ABOUT 80 terminally ill Scots are expected to take their own lives every year if assisted suicide is legalised, according to the MSP behind the proposal.
But Green party co-leader Patrick Harvie says about 50 dying Scots a year are already taking their own lives and may be subject of coercion from friends or family members.
Mr Harvie says the public mood is behind the change and Scots don’t want to see people prosecuted for helping a terminally ill person end their suffering.
The change will allow Scots who are dying and find their quality of life “unacceptable” to request a lethal cocktail of drugs from a pharmacist to end their own lives.
The take-up level in Scotland is likely to be “relatively low” based on other parts of the world which have adopted the change, he said.
“The projection in the accompanying documents that were produced by Margo MacDonald on the bill’s introduction suggest something in the region of 80 per year,” Mr Harvie told Holyrood’s health committee.
“We can’t be crystal ball gazers on a matter like that, it’s pretty clear that’s comparable with the take up in other jurisdictions. It remains a very low proportion of overall deaths.”
But Mr Harvie urged MSPs not to focus too heavily on the numbers of uptake. “If we believe in the basic principle of empowering individuals to take decisions about their own lives, then we shouldn’t be in a position of telling them they’ve made the wrong choice,” he said.

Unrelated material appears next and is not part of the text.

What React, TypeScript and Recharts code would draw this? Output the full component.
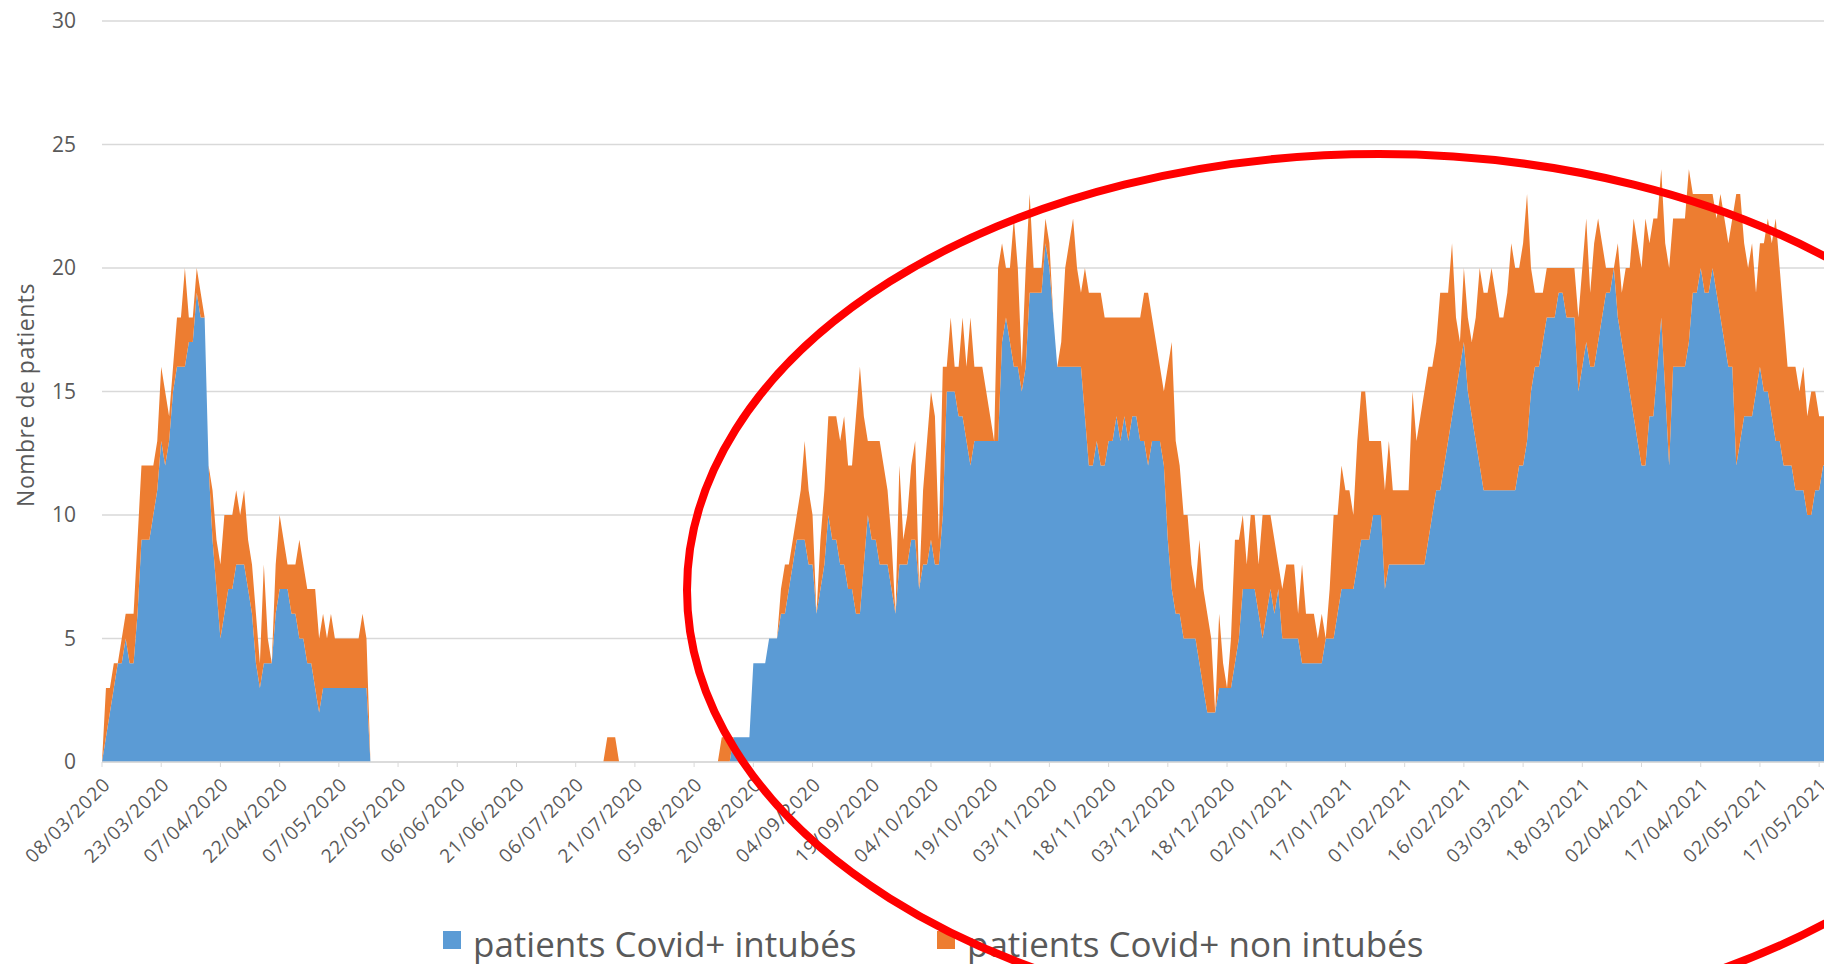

But he added that many stricken Scots are already resorting to making their own arrangements for suicide away from the authorities. “Statistics show there are probably somewhere in the region of 50 suicides of terminally people a year at present,” he said.
“That’s a matter which should concern and distress us all.”
MSPs on Holyrood’s health committee will now decide whether to back the general principles of bill, before Parliament votes on allowing it to proceed.
Supporters of the legislation held a rally outside the Scottish Parliament yesterday before Mr Harvie’s appearance.
A new poll published by campaign group My Life, My Death, My Choice found that 28 per cent of people would be more likely to vote for their MSP if they back the bill, with 8 per cent less likely.
Bob Scott, spokesman for My Life, My Death, My Choice, said the poll demonstrated “incredible public support” for the legislation.
He said: “The Scottish electorate are clearly willing to back this bill with their voices as well as their actions at the ballot box.”
But Dr Gordon Macdonald, parliamentary officer with the Care for Scotland Christian charity, called on Mr Harvie to withdraw the “poorly written, badly constructed” bill.